Thursday, February 7, 2013

Short Circuit Found In Fire Damaged 787 Battery

Wired:
The National Transportation Safety Board believes an internal short circuit within a single cell inside a lithium-ion battery led to a fire aboard a Boeing 787, shedding new light on the battery problem that has grounded every one of the 50 Dreamliners in service worldwide.
The agency said Wednesday that it has completed disassembling the 32-volt battery that caught fire on a Japan Airlines 787 after passengers had disembarked in Boston on January 7. Investigators found evidence that the fire — called “thermal runaway” — started with a short circuit in cell no 6. There are eight cells in the 63-pound lithium-ion battery, and the NTSB said it found evidence that cell no. 6 sustained multiple short circuits. Investigators have ruled out mechanical damage as a cause of the short, as well as the possibility that the short circuit occurred between the cell and the battery case. Rather, the damage to the case containing the battery was caused by the fire that resulted from the short.

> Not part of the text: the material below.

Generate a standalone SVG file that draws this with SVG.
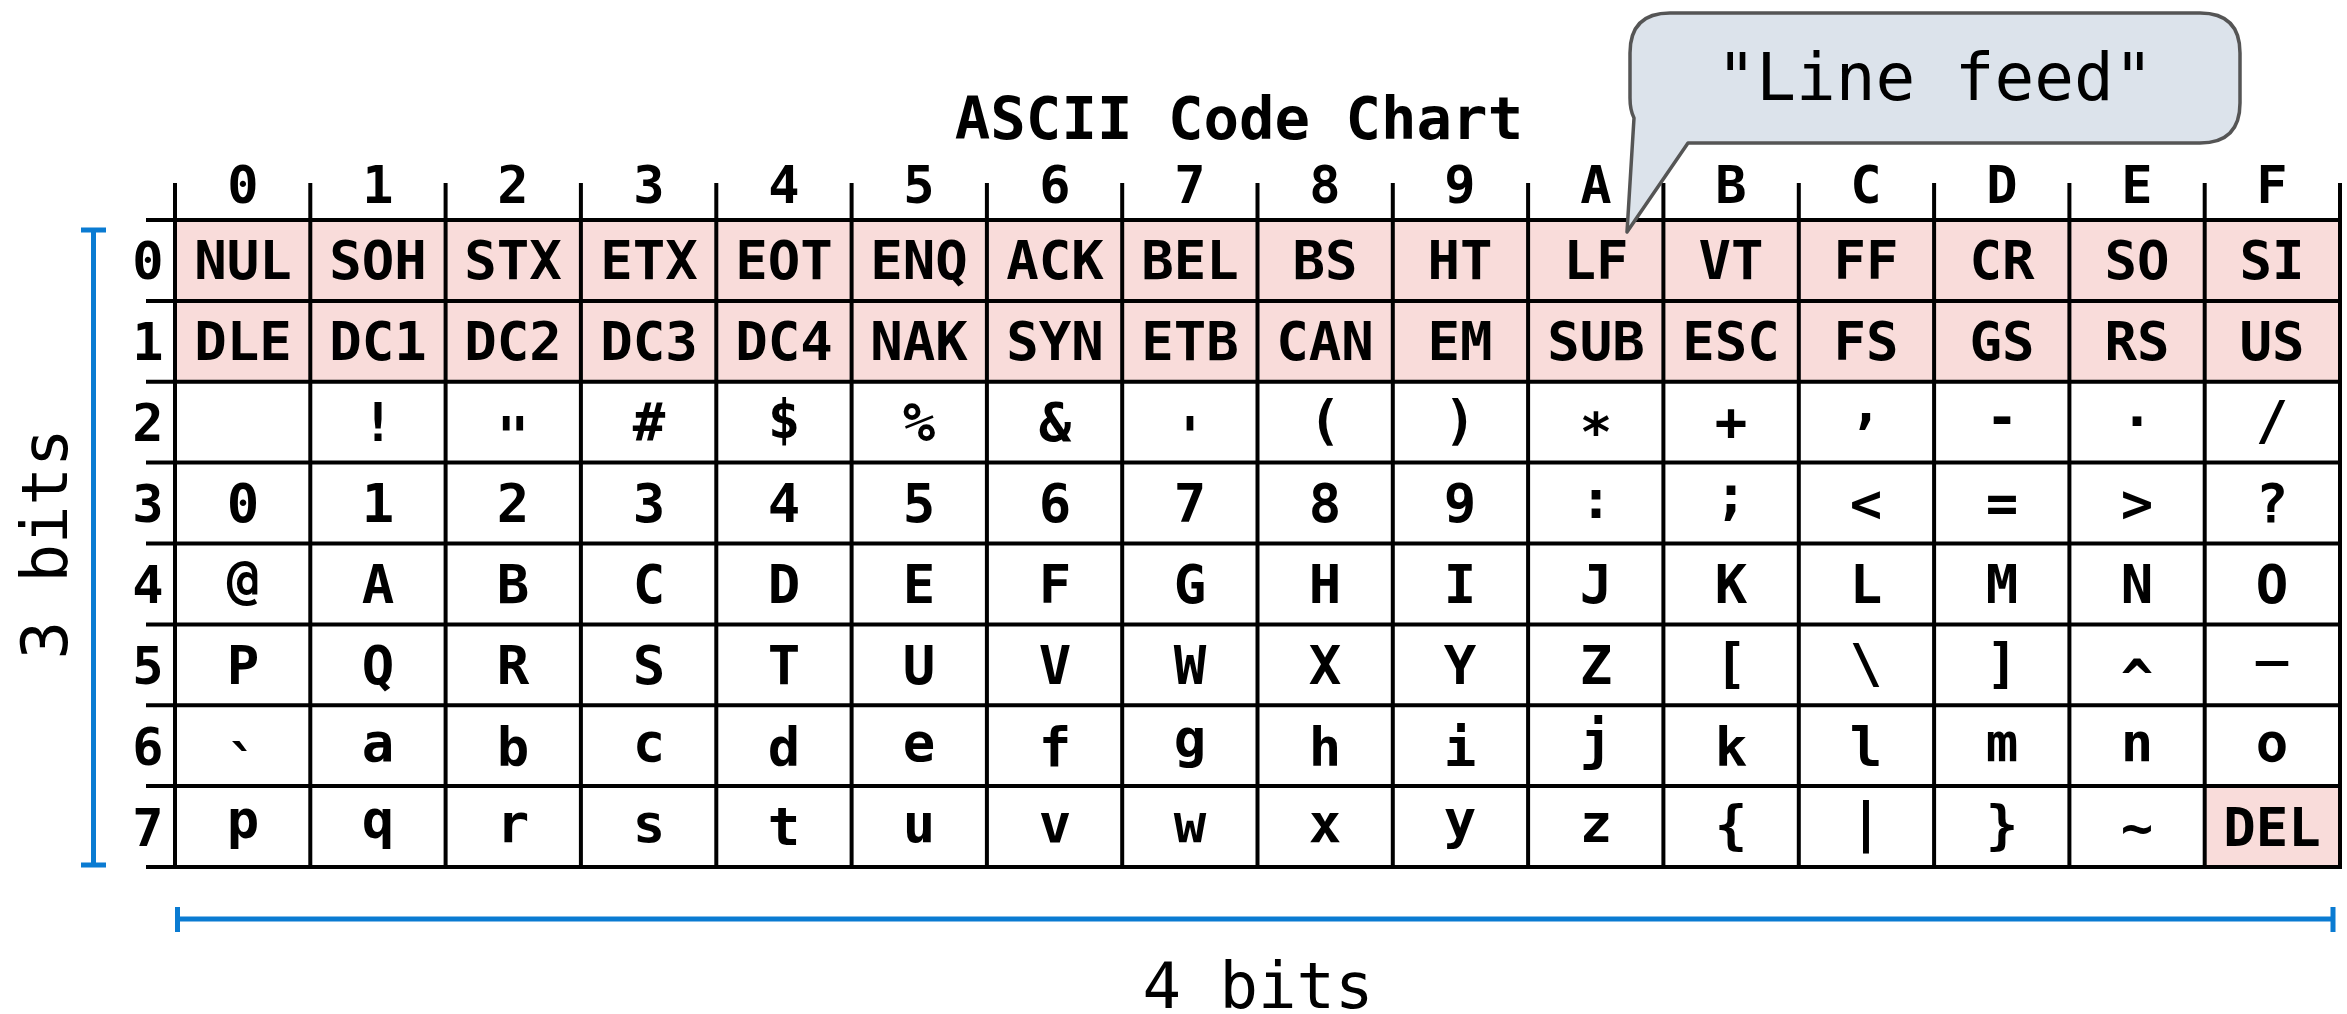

“The short circuit came first, the thermal runaway followed in cell no. 6 and it propagated to the other cells,” NTSB chairman Deborah Hersman told reporters in a press conference this morning. Hersman said they have yet to find the cause of the short circuit but are looking at several possibilities.
“We are looking at the state of charge of the battery cells, we are looking at manufacturing processes and we are looking at the design of the battery,” she said.
The new information came the same day that Boeing flew a 787 from its paint facility in Texas back to its factory north of Seattle. The flight was a one-time-only ferry flight approved by the Federal Aviation Administration, and only the pilots were allowed aboard. They closely monitored the battery during the flight to Paine Field and experienced no problems during the three-and-a-half-hour trip. It was the first flight of a 787 since the entire fleet of Dreamliners was grounded pending an investigation by the FAA.
At least they have something now.  Paraphrasing Donald Rumsfeld, a known unknown is better than an unknown unknown.